> **Provided data**
= = = = =

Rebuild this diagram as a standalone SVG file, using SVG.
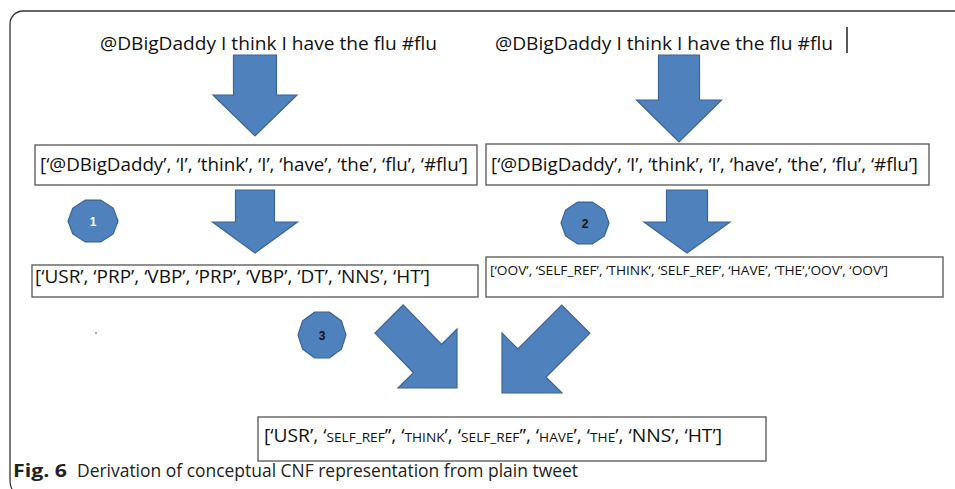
<svg xmlns="http://www.w3.org/2000/svg" width="955" height="489" viewBox="0 0 955 489">
  <style>
    .frame { fill: none; stroke: #333; stroke-width: 1.3; }
    .box { fill: #fff; stroke: #555; stroke-width: 1.3; }
    .arrow { fill: #4F81BD; stroke: #3A6496; stroke-width: 1.2; stroke-linejoin: miter; }
    .badge { fill: #4F81BD; stroke: #3A6496; stroke-width: 1.2; }
    .t { font-family: "Open Sans", "Liberation Sans", sans-serif; fill: #111; }
    .big { font-size: 19px; }
    .small { font-size: 13.5px; }
    .sc { font-size: 13.5px; }
    .num { font-family: "Liberation Sans", "Open Sans", sans-serif; font-size: 12px; font-weight: bold; text-anchor: middle; }
    .cap { font-family: "Open Sans", "Noto Sans", sans-serif; font-size: 18px; fill: #222; }
  </style>

  <!-- outer frame of the figure panel -->
  <path class="frame" d="M955 11 H23 A13 13 0 0 0 10 24 V480 Q10 486 12 489"/>

  <!-- source tweets -->
  <g id="tweet-left">
    <text class="t big" x="100" y="50" textLength="337" lengthAdjust="spacingAndGlyphs">@DBigDaddy I think I have the flu #flu</text>
  </g>
  <g id="tweet-right">
    <text class="t big" x="495" y="50" textLength="338" lengthAdjust="spacingAndGlyphs">@DBigDaddy I think I have the flu #flu</text>
    <line x1="847" y1="27" x2="847" y2="53" stroke="#222" stroke-width="1.5"/>
  </g>

  <!-- token lists -->
  <g id="tokens-left">
    <rect class="box" x="35" y="145" width="442" height="40"/>
    <text class="t big" x="40" y="171" textLength="428" lengthAdjust="spacingAndGlyphs">[‘@DBigDaddy’, ‘I’, ‘think’, ‘I’, ‘have’, ‘the’, ‘flu’, ‘#flu’]</text>
  </g>
  <g id="tokens-right">
    <rect class="box" x="486" y="144" width="443" height="41"/>
    <text class="t big" x="491" y="171" textLength="427" lengthAdjust="spacingAndGlyphs">[‘@DBigDaddy’, ‘I’, ‘think’, ‘I’, ‘have’, ‘the’, ‘flu’, ‘#flu’]</text>
  </g>

  <!-- POS tags -->
  <g id="pos-tags">
    <rect class="box" x="32" y="265" width="446" height="32"/>
    <text class="t big" x="35" y="283" textLength="395" lengthAdjust="spacingAndGlyphs">[‘USR’, ‘PRP’, ‘VBP’, ‘PRP’, ‘VBP’, ‘DT’, ‘NNS’, ‘HT’]</text>
  </g>

  <!-- concept tags -->
  <g id="concept-tags">
    <rect class="box" x="486" y="257" width="457" height="40"/>
    <text class="t small" x="490" y="275" textLength="398" lengthAdjust="spacingAndGlyphs">[‘OOV’, ‘SELF_REF’, ‘THINK’, ‘SELF_REF’, ‘HAVE’, ‘THE’,‘OOV’, ‘OOV’]</text>
  </g>

  <!-- combined representation -->
  <g id="cnf-result">
    <rect class="box" x="258" y="417" width="508" height="44"/>
    <text class="t big" x="264" y="442" textLength="458" lengthAdjust="spacingAndGlyphs">[‘USR’, ‘<tspan class="sc">SELF_REF</tspan>’’, ‘<tspan class="sc">THINK</tspan>’, ‘<tspan class="sc">SELF_REF</tspan>’’, ‘<tspan class="sc">HAVE</tspan>’, ‘<tspan class="sc">THE</tspan>’, ‘NNS’, ‘HT’]</text>
  </g>

  <!-- step badges -->
  <g id="step-1">
    <polygon class="badge" points="118,221 113.2,233.9 100.7,241.9 85.3,241.9 72.8,233.9 68,221 72.8,208.1 85.3,200.1 100.7,200.1 113.2,208.1"/>
    <text class="num" x="93" y="226" fill="#fff">1</text>
  </g>
  <g id="step-2">
    <polygon class="badge" points="609,223 604.4,235.9 592.4,243.9 577.6,243.9 565.6,235.9 561,223 565.6,210.1 577.6,202.1 592.4,202.1 604.4,210.1"/>
    <text class="num" x="585" y="228" fill="#111">2</text>
  </g>
  <g id="step-3">
    <polygon class="badge" points="346,335 341.4,349.1 329.4,357.8 314.6,357.8 302.6,349.1 298,335 302.6,320.9 314.6,312.2 329.4,312.2 341.4,320.9"/>
    <text class="num" x="322" y="340" fill="#111">3</text>
  </g>

  <!-- block arrows between stages -->
  <g id="connectors">
    <polygon class="arrow" points="233.5,55 276.5,55 276.5,95 297,95 255,136 213,95 233.5,95"/>
    <polygon class="arrow" points="658.5,55 699.5,55 699.5,100 721.5,100 679,142 636.5,100 658.5,100"/>
    <polygon class="arrow" points="235.5,190 274.5,190 274.5,222 297.5,222 255,253 212.5,222 235.5,222"/>
    <polygon class="arrow" points="666.5,190 707.5,190 707.5,222 730,222 687,253 644,222 666.5,222"/>
    <polygon class="arrow" points="374.9,333.1 403.1,304.9 441.6,344.4 457,329 457,388 398,388 413.4,372.6"/>
    <polygon class="arrow" points="561.7,305.1 589.9,333.3 546.1,377.1 562,393 502,393 502,333 517.9,348.9"/>
  </g>

  <!-- stray mark -->
  <rect x="95" y="332" width="2" height="2" fill="#aaa"/>

  <!-- caption -->
  <text class="cap" x="13" y="477" font-size="19" font-weight="bold" textLength="54" lengthAdjust="spacingAndGlyphs">Fig. 6</text>
  <text class="cap" x="77" y="477" textLength="501" lengthAdjust="spacingAndGlyphs">Derivation of conceptual CNF representation from plain tweet</text>
</svg>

= = = = =

> **Requirements**
Quote the material exactly. Pictures stay out.

> **Reply to the task**
Rebuild this diagram as a standalone SVG file, using SVG.
<svg xmlns="http://www.w3.org/2000/svg" width="955" height="489" viewBox="0 0 955 489">
  <style>
    .frame { fill: none; stroke: #333; stroke-width: 1.3; }
    .box { fill: #fff; stroke: #555; stroke-width: 1.3; }
    .arrow { fill: #4F81BD; stroke: #3A6496; stroke-width: 1.2; stroke-linejoin: miter; }
    .badge { fill: #4F81BD; stroke: #3A6496; stroke-width: 1.2; }
    .t { font-family: "Open Sans", "Liberation Sans", sans-serif; fill: #111; }
    .big { font-size: 19px; }
    .small { font-size: 13.5px; }
    .sc { font-size: 13.5px; }
    .num { font-family: "Liberation Sans", "Open Sans", sans-serif; font-size: 12px; font-weight: bold; text-anchor: middle; }
    .cap { font-family: "Open Sans", "Noto Sans", sans-serif; font-size: 18px; fill: #222; }
  </style>

  <!-- outer frame of the figure panel -->
  <path class="frame" d="M955 11 H23 A13 13 0 0 0 10 24 V480 Q10 486 12 489"/>

  <!-- source tweets -->
  <g id="tweet-left">
    <text class="t big" x="100" y="50" textLength="337" lengthAdjust="spacingAndGlyphs">@DBigDaddy I think I have the flu #flu</text>
  </g>
  <g id="tweet-right">
    <text class="t big" x="495" y="50" textLength="338" lengthAdjust="spacingAndGlyphs">@DBigDaddy I think I have the flu #flu</text>
    <line x1="847" y1="27" x2="847" y2="53" stroke="#222" stroke-width="1.5"/>
  </g>

  <!-- token lists -->
  <g id="tokens-left">
    <rect class="box" x="35" y="145" width="442" height="40"/>
    <text class="t big" x="40" y="171" textLength="428" lengthAdjust="spacingAndGlyphs">[‘@DBigDaddy’, ‘I’, ‘think’, ‘I’, ‘have’, ‘the’, ‘flu’, ‘#flu’]</text>
  </g>
  <g id="tokens-right">
    <rect class="box" x="486" y="144" width="443" height="41"/>
    <text class="t big" x="491" y="171" textLength="427" lengthAdjust="spacingAndGlyphs">[‘@DBigDaddy’, ‘I’, ‘think’, ‘I’, ‘have’, ‘the’, ‘flu’, ‘#flu’]</text>
  </g>

  <!-- POS tags -->
  <g id="pos-tags">
    <rect class="box" x="32" y="265" width="446" height="32"/>
    <text class="t big" x="35" y="283" textLength="395" lengthAdjust="spacingAndGlyphs">[‘USR’, ‘PRP’, ‘VBP’, ‘PRP’, ‘VBP’, ‘DT’, ‘NNS’, ‘HT’]</text>
  </g>

  <!-- concept tags -->
  <g id="concept-tags">
    <rect class="box" x="486" y="257" width="457" height="40"/>
    <text class="t small" x="490" y="275" textLength="398" lengthAdjust="spacingAndGlyphs">[‘OOV’, ‘SELF_REF’, ‘THINK’, ‘SELF_REF’, ‘HAVE’, ‘THE’,‘OOV’, ‘OOV’]</text>
  </g>

  <!-- combined representation -->
  <g id="cnf-result">
    <rect class="box" x="258" y="417" width="508" height="44"/>
    <text class="t big" x="264" y="442" textLength="458" lengthAdjust="spacingAndGlyphs">[‘USR’, ‘<tspan class="sc">SELF_REF</tspan>’’, ‘<tspan class="sc">THINK</tspan>’, ‘<tspan class="sc">SELF_REF</tspan>’’, ‘<tspan class="sc">HAVE</tspan>’, ‘<tspan class="sc">THE</tspan>’, ‘NNS’, ‘HT’]</text>
  </g>

  <!-- step badges -->
  <g id="step-1">
    <polygon class="badge" points="118,221 113.2,233.9 100.7,241.9 85.3,241.9 72.8,233.9 68,221 72.8,208.1 85.3,200.1 100.7,200.1 113.2,208.1"/>
    <text class="num" x="93" y="226" fill="#fff">1</text>
  </g>
  <g id="step-2">
    <polygon class="badge" points="609,223 604.4,235.9 592.4,243.9 577.6,243.9 565.6,235.9 561,223 565.6,210.1 577.6,202.1 592.4,202.1 604.4,210.1"/>
    <text class="num" x="585" y="228" fill="#111">2</text>
  </g>
  <g id="step-3">
    <polygon class="badge" points="346,335 341.4,349.1 329.4,357.8 314.6,357.8 302.6,349.1 298,335 302.6,320.9 314.6,312.2 329.4,312.2 341.4,320.9"/>
    <text class="num" x="322" y="340" fill="#111">3</text>
  </g>

  <!-- block arrows between stages -->
  <g id="connectors">
    <polygon class="arrow" points="233.5,55 276.5,55 276.5,95 297,95 255,136 213,95 233.5,95"/>
    <polygon class="arrow" points="658.5,55 699.5,55 699.5,100 721.5,100 679,142 636.5,100 658.5,100"/>
    <polygon class="arrow" points="235.5,190 274.5,190 274.5,222 297.5,222 255,253 212.5,222 235.5,222"/>
    <polygon class="arrow" points="666.5,190 707.5,190 707.5,222 730,222 687,253 644,222 666.5,222"/>
    <polygon class="arrow" points="374.9,333.1 403.1,304.9 441.6,344.4 457,329 457,388 398,388 413.4,372.6"/>
    <polygon class="arrow" points="561.7,305.1 589.9,333.3 546.1,377.1 562,393 502,393 502,333 517.9,348.9"/>
  </g>

  <!-- stray mark -->
  <rect x="95" y="332" width="2" height="2" fill="#aaa"/>

  <!-- caption -->
  <text class="cap" x="13" y="477" font-size="19" font-weight="bold" textLength="54" lengthAdjust="spacingAndGlyphs">Fig. 6</text>
  <text class="cap" x="77" y="477" textLength="501" lengthAdjust="spacingAndGlyphs">Derivation of conceptual CNF representation from plain tweet</text>
</svg>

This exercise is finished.